In June 1897 Edward Aveling using an alias and a false address married a woman named Eva Frye at Chelsea Register Office. In August he and Eleanor quarrelled and parted but he returned to Jew’s Walk in January 1898 after a serious kidney operation. Despite his recent marriage, he stayed with Eleanor and she spent several months nursing him back to health.
Apart from the strain, Eleanor also had to cope with financial difficulties and an increasing feeling that her work was unsuccessful.
On 31 March 1898, Eleanor sent her maid to buy prussic acid from George Dale, a chemist of 92 Kirkdale, Sydenham. The acid was allegedly needed to put down a dog.
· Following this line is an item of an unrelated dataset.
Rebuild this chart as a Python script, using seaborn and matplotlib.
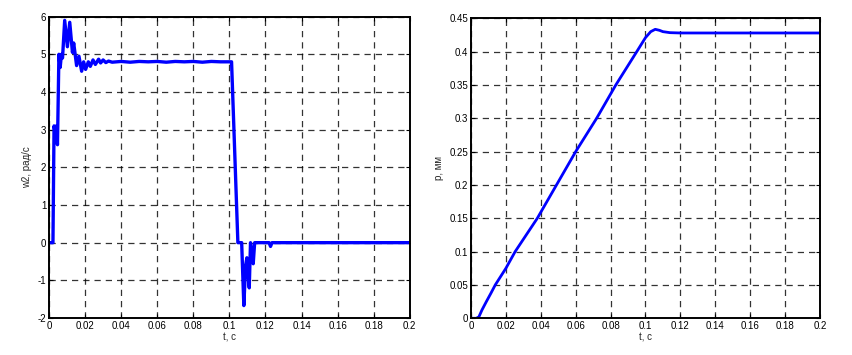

Eleanor immediately used the acid to commit suicide and her death was certified by Dr Shackelton, the explorer’s father who lived nearby in Sydenham. The inquest was held at Park Hall, Sydenham and a verdict of “Suicide labouring under mental derangement” was returned. Eleanor’s funeral was very well attended, unlike that of Aveling who died later in the year.
Eleanor Marx was a much-loved woman. She struggled against personal difficulties which in the end defeated her but her hard work for the cause of socialism left a lasting legacy.